Exclude the pictures, then repeat the remaining data exactly.

— begin —

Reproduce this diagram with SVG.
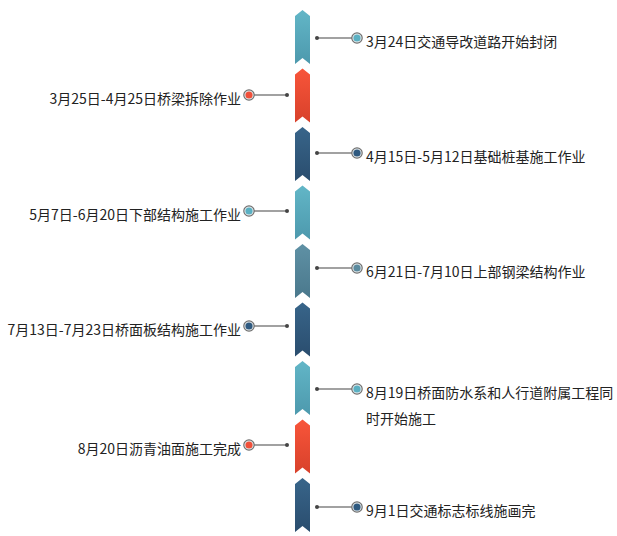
<svg xmlns="http://www.w3.org/2000/svg" width="617" height="536" viewBox="0 0 617 536">
<defs>
<linearGradient id="gT" x1="0" y1="0" x2="0" y2="1"><stop offset="0" stop-color="#62B6C7"/><stop offset="1" stop-color="#4D99AD"/></linearGradient>
<linearGradient id="gR" x1="0" y1="0" x2="0" y2="1"><stop offset="0" stop-color="#F8553A"/><stop offset="1" stop-color="#D8412B"/></linearGradient>
<linearGradient id="gB" x1="0" y1="0" x2="0" y2="1"><stop offset="0" stop-color="#38658A"/><stop offset="1" stop-color="#2A4D6E"/></linearGradient>
<linearGradient id="gG" x1="0" y1="0" x2="0" y2="1"><stop offset="0" stop-color="#5F91A5"/><stop offset="1" stop-color="#4A788C"/></linearGradient>
<path id="seg" d="M295,6 L302.5,0 L310,6 L310,54 L302.5,48 L295,54 Z"/>
</defs>
<style>
text{font-family:"Noto Sans CJK SC","Microsoft YaHei",sans-serif;font-size:14px;fill:#222}
.l{text-anchor:end}
.ln{stroke:#444;stroke-width:1.2;fill:none}
.dot{fill:#444}
.ring{stroke:#6f6f6f;stroke-width:1.2;fill:#e8eef0}
</style>
<rect width="617" height="536" fill="#fff"/>
<g id="bar">
<use href="#seg" y="10" fill="url(#gT)"/>
<use href="#seg" y="68.5" fill="url(#gR)"/>
<use href="#seg" y="127" fill="url(#gB)"/>
<use href="#seg" y="185.5" fill="url(#gT)"/>
<use href="#seg" y="244" fill="url(#gG)"/>
<use href="#seg" y="302.5" fill="url(#gB)"/>
<use href="#seg" y="361" fill="url(#gT)"/>
<use href="#seg" y="419.5" fill="url(#gR)"/>
<use href="#seg" y="478" fill="url(#gB)"/>
<use href="#seg" y="536.5" fill="url(#gT)"/>
</g>
<g id="connectors">
<line class="ln" x1="317" y1="38" x2="352" y2="38"/><circle class="dot" cx="317" cy="38" r="2"/>
<line class="ln" x1="287" y1="95" x2="254" y2="95"/><circle class="dot" cx="287" cy="95" r="2"/>
<line class="ln" x1="317" y1="153" x2="352" y2="153"/><circle class="dot" cx="317" cy="153" r="2"/>
<line class="ln" x1="287" y1="211" x2="254" y2="211"/><circle class="dot" cx="287" cy="211" r="2"/>
<line class="ln" x1="317" y1="268" x2="352" y2="268"/><circle class="dot" cx="317" cy="268" r="2"/>
<line class="ln" x1="287" y1="326" x2="254" y2="326"/><circle class="dot" cx="287" cy="326" r="2"/>
<line class="ln" x1="317" y1="389" x2="352" y2="389"/><circle class="dot" cx="317" cy="389" r="2"/>
<line class="ln" x1="287" y1="445" x2="254" y2="445"/><circle class="dot" cx="287" cy="445" r="2"/>
<line class="ln" x1="317" y1="507" x2="352" y2="507"/><circle class="dot" cx="317" cy="507" r="2"/>
</g>
<g id="n1"><circle class="ring" cx="357" cy="38" r="5.2"/><circle cx="357" cy="38" r="3.6" fill="#5BB0C2"/><text x="366" y="47">3月24日交通导改道路开始封闭</text></g>
<g id="n2"><circle class="ring" cx="249" cy="95" r="5.2"/><circle cx="249" cy="95" r="3.6" fill="#F0503A"/><text class="l" x="241" y="104">3月25日-4月25日桥梁拆除作业</text></g>
<g id="n3"><circle class="ring" cx="357" cy="153" r="5.2"/><circle cx="357" cy="153" r="3.6" fill="#2F5A80"/><text x="366" y="162">4月15日-5月12日基础桩基施工作业</text></g>
<g id="n4"><circle class="ring" cx="249" cy="211" r="5.2"/><circle cx="249" cy="211" r="3.6" fill="#5BB0C2"/><text class="l" x="241" y="220">5月7日-6月20日下部结构施工作业</text></g>
<g id="n5"><circle class="ring" cx="357" cy="268" r="5.2"/><circle cx="357" cy="268" r="3.6" fill="#5A8A9E"/><text x="366" y="277">6月21日-7月10日上部钢梁结构作业</text></g>
<g id="n6"><circle class="ring" cx="249" cy="326" r="5.2"/><circle cx="249" cy="326" r="3.6" fill="#2F5A80"/><text class="l" x="241" y="335">7月13日-7月23日桥面板结构施工作业</text></g>
<g id="n7"><circle class="ring" cx="357" cy="389" r="5.2"/><circle cx="357" cy="389" r="3.6" fill="#5BB0C2"/><text x="366" y="398">8月19日桥面防水系和人行道附属工程同</text><text x="366" y="424">时开始施工</text></g>
<g id="n8"><circle class="ring" cx="249" cy="445" r="5.2"/><circle cx="249" cy="445" r="3.6" fill="#F0503A"/><text class="l" x="241" y="454">8月20日沥青油面施工完成</text></g>
<g id="n9"><circle class="ring" cx="357" cy="507" r="5.2"/><circle cx="357" cy="507" r="3.6" fill="#2F5A80"/><text x="366" y="516">9月1日交通标志标线施画完</text></g>
</svg>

— end —

CORRECT ANSWER:
Reproduce this diagram with SVG.
<svg xmlns="http://www.w3.org/2000/svg" width="617" height="536" viewBox="0 0 617 536">
<defs>
<linearGradient id="gT" x1="0" y1="0" x2="0" y2="1"><stop offset="0" stop-color="#62B6C7"/><stop offset="1" stop-color="#4D99AD"/></linearGradient>
<linearGradient id="gR" x1="0" y1="0" x2="0" y2="1"><stop offset="0" stop-color="#F8553A"/><stop offset="1" stop-color="#D8412B"/></linearGradient>
<linearGradient id="gB" x1="0" y1="0" x2="0" y2="1"><stop offset="0" stop-color="#38658A"/><stop offset="1" stop-color="#2A4D6E"/></linearGradient>
<linearGradient id="gG" x1="0" y1="0" x2="0" y2="1"><stop offset="0" stop-color="#5F91A5"/><stop offset="1" stop-color="#4A788C"/></linearGradient>
<path id="seg" d="M295,6 L302.5,0 L310,6 L310,54 L302.5,48 L295,54 Z"/>
</defs>
<style>
text{font-family:"Noto Sans CJK SC","Microsoft YaHei",sans-serif;font-size:14px;fill:#222}
.l{text-anchor:end}
.ln{stroke:#444;stroke-width:1.2;fill:none}
.dot{fill:#444}
.ring{stroke:#6f6f6f;stroke-width:1.2;fill:#e8eef0}
</style>
<rect width="617" height="536" fill="#fff"/>
<g id="bar">
<use href="#seg" y="10" fill="url(#gT)"/>
<use href="#seg" y="68.5" fill="url(#gR)"/>
<use href="#seg" y="127" fill="url(#gB)"/>
<use href="#seg" y="185.5" fill="url(#gT)"/>
<use href="#seg" y="244" fill="url(#gG)"/>
<use href="#seg" y="302.5" fill="url(#gB)"/>
<use href="#seg" y="361" fill="url(#gT)"/>
<use href="#seg" y="419.5" fill="url(#gR)"/>
<use href="#seg" y="478" fill="url(#gB)"/>
<use href="#seg" y="536.5" fill="url(#gT)"/>
</g>
<g id="connectors">
<line class="ln" x1="317" y1="38" x2="352" y2="38"/><circle class="dot" cx="317" cy="38" r="2"/>
<line class="ln" x1="287" y1="95" x2="254" y2="95"/><circle class="dot" cx="287" cy="95" r="2"/>
<line class="ln" x1="317" y1="153" x2="352" y2="153"/><circle class="dot" cx="317" cy="153" r="2"/>
<line class="ln" x1="287" y1="211" x2="254" y2="211"/><circle class="dot" cx="287" cy="211" r="2"/>
<line class="ln" x1="317" y1="268" x2="352" y2="268"/><circle class="dot" cx="317" cy="268" r="2"/>
<line class="ln" x1="287" y1="326" x2="254" y2="326"/><circle class="dot" cx="287" cy="326" r="2"/>
<line class="ln" x1="317" y1="389" x2="352" y2="389"/><circle class="dot" cx="317" cy="389" r="2"/>
<line class="ln" x1="287" y1="445" x2="254" y2="445"/><circle class="dot" cx="287" cy="445" r="2"/>
<line class="ln" x1="317" y1="507" x2="352" y2="507"/><circle class="dot" cx="317" cy="507" r="2"/>
</g>
<g id="n1"><circle class="ring" cx="357" cy="38" r="5.2"/><circle cx="357" cy="38" r="3.6" fill="#5BB0C2"/><text x="366" y="47">3月24日交通导改道路开始封闭</text></g>
<g id="n2"><circle class="ring" cx="249" cy="95" r="5.2"/><circle cx="249" cy="95" r="3.6" fill="#F0503A"/><text class="l" x="241" y="104">3月25日-4月25日桥梁拆除作业</text></g>
<g id="n3"><circle class="ring" cx="357" cy="153" r="5.2"/><circle cx="357" cy="153" r="3.6" fill="#2F5A80"/><text x="366" y="162">4月15日-5月12日基础桩基施工作业</text></g>
<g id="n4"><circle class="ring" cx="249" cy="211" r="5.2"/><circle cx="249" cy="211" r="3.6" fill="#5BB0C2"/><text class="l" x="241" y="220">5月7日-6月20日下部结构施工作业</text></g>
<g id="n5"><circle class="ring" cx="357" cy="268" r="5.2"/><circle cx="357" cy="268" r="3.6" fill="#5A8A9E"/><text x="366" y="277">6月21日-7月10日上部钢梁结构作业</text></g>
<g id="n6"><circle class="ring" cx="249" cy="326" r="5.2"/><circle cx="249" cy="326" r="3.6" fill="#2F5A80"/><text class="l" x="241" y="335">7月13日-7月23日桥面板结构施工作业</text></g>
<g id="n7"><circle class="ring" cx="357" cy="389" r="5.2"/><circle cx="357" cy="389" r="3.6" fill="#5BB0C2"/><text x="366" y="398">8月19日桥面防水系和人行道附属工程同</text><text x="366" y="424">时开始施工</text></g>
<g id="n8"><circle class="ring" cx="249" cy="445" r="5.2"/><circle cx="249" cy="445" r="3.6" fill="#F0503A"/><text class="l" x="241" y="454">8月20日沥青油面施工完成</text></g>
<g id="n9"><circle class="ring" cx="357" cy="507" r="5.2"/><circle cx="357" cy="507" r="3.6" fill="#2F5A80"/><text x="366" y="516">9月1日交通标志标线施画完</text></g>
</svg>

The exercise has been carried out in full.